Mientras el país se recupera de la resaca de la elección judicial y se concentra en los pactos soterrados y los futurismos del 2030, algo más grave y, al mismo tiempo, más silencioso está ocurriendo: una reforma electoral ya está en marcha. No ha sido votada en el Congreso, ni debatida en foros públicos. No se imprimió en el Diario Oficial. Pero avanza con eficacia quirúrgica. Es la reforma que se ejecuta sin leyes nuevas, pero con efectos reales: un desmantelamiento al INE disfrazado de reforma.
No se trata de modernizar el sistema electoral, sino de desactivarlo desde dentro. El INE, que durante años fue ejemplo continental de autonomía y fortaleza técnica, hoy opera como un ente anestesiado. Ha dejado de fiscalizar con rigor, ha tolerado violaciones flagrantes a la equidad electoral y se ha convertido en un espectador más del proceso democrático. La omisión se volvió regla. La pasividad, estrategia.
La llegada de Guadalupe Taddei al instituto (cuyo perfil tiene vínculos más políticos que técnicos) no fue un accidente. Fue una señal clara de que el árbitro debía no solo alinearse, sino servir al oficialismo. La 4T comprendió que no hacía falta desaparecer al INE. Bastaba con volverlo irrelevante. ¿Para qué desgastarse en buscar una mayoría calificada para reformarlo, si era más sencillo desactivarlo desde sus entrañas?
El rol del INE fue reducido a organizar elecciones con un mero sentido logístico, dejando de lado su misión de garantizar condiciones equitativas y legales para la competencia política.
Pero el nuevo sexenio quiere ir más allá. La democracia que permitió la llegada de Morena al poder es la que hoy pretenden desaparecer para perpetuarse en el mismo.
Claudia Sheinbaum ha anunciado la instalación de un “Comité de análisis para la reforma electoral”, encabezado por Pablo Gómez y conformado por perfiles abiertamente identificados con el oficialismo, como Ernestina Godoy, Jesús Ramírez Cuevas, Arturo Zaldívar y Pepe Merino, entre otros. Una especie de “grupo de notables” que no incluye voces críticas, ni representación de la academia, ni diálogo con la sociedad civil. Un grupo que, más que analizar, parece haber sido creado para legitimar lo que ya está decidido.

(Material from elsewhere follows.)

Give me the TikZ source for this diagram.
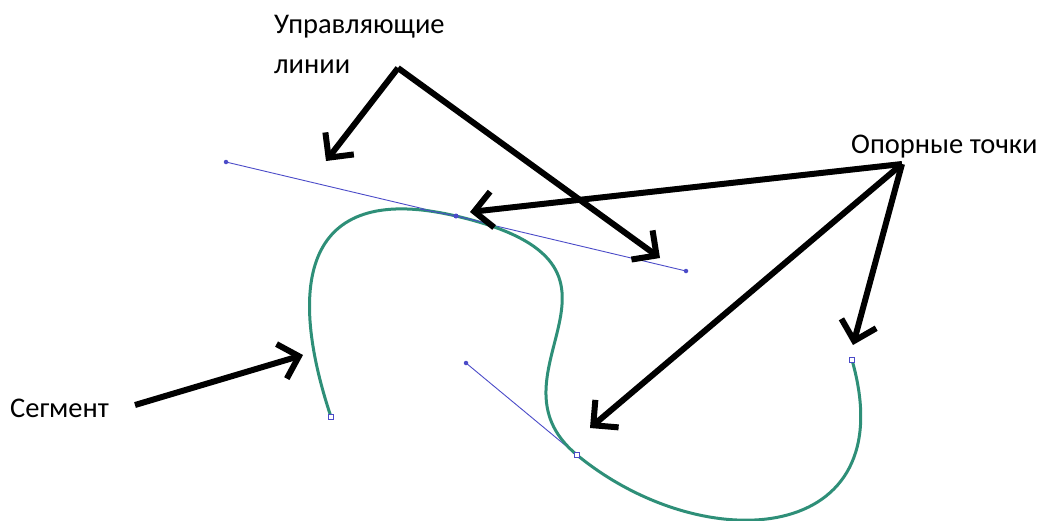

Y lo más paradójico es que este comité se siente innecesario. Morena y sus aliados ya cuentan con mayoría en ambas cámaras. ¿Para qué simular consenso si se puede imponer por fuerza de votos?
La única duda importante es si esa mayoría resistirá intacta cuando se discutan temas como la eliminación de los legisladores plurinominales. Muchas de esas posiciones son las que mantienen con vida a los partidos satélite de la 4T: el Partido Verde y el Partido del Trabajo. Sin pluris, esos aliados quedarían reducidos a su verdadera dimensión, insuficiente para sobrevivir por sí mismos. ¿Estarán dispuestos a cavar su propia tumba? ¿O presenciaremos, por fin, una pequeña rebelión dentro del bloque hegemónico?
La historia electoral de México no es perfecta, pero es la que permitió que una oposición llegara al poder. Morena es producto de esas reglas. Si esas reglas desaparecen, también lo hará la posibilidad de alternancia real.
El desmantelamiento no es una hipótesis: ya está ocurriendo. El Congreso está listo para obedecer. La Corte ha sido alineada. El árbitro electoral se volvió testigo mudo. Y la oposición, cuando no está distraída en sus pleitos, permanece en silencio.
Mientras tanto, los ciudadanos siguen viendo el espectáculo en cámara lenta, sin advertir que la democracia mexicana no morirá con un golpe, sino con un bostezo.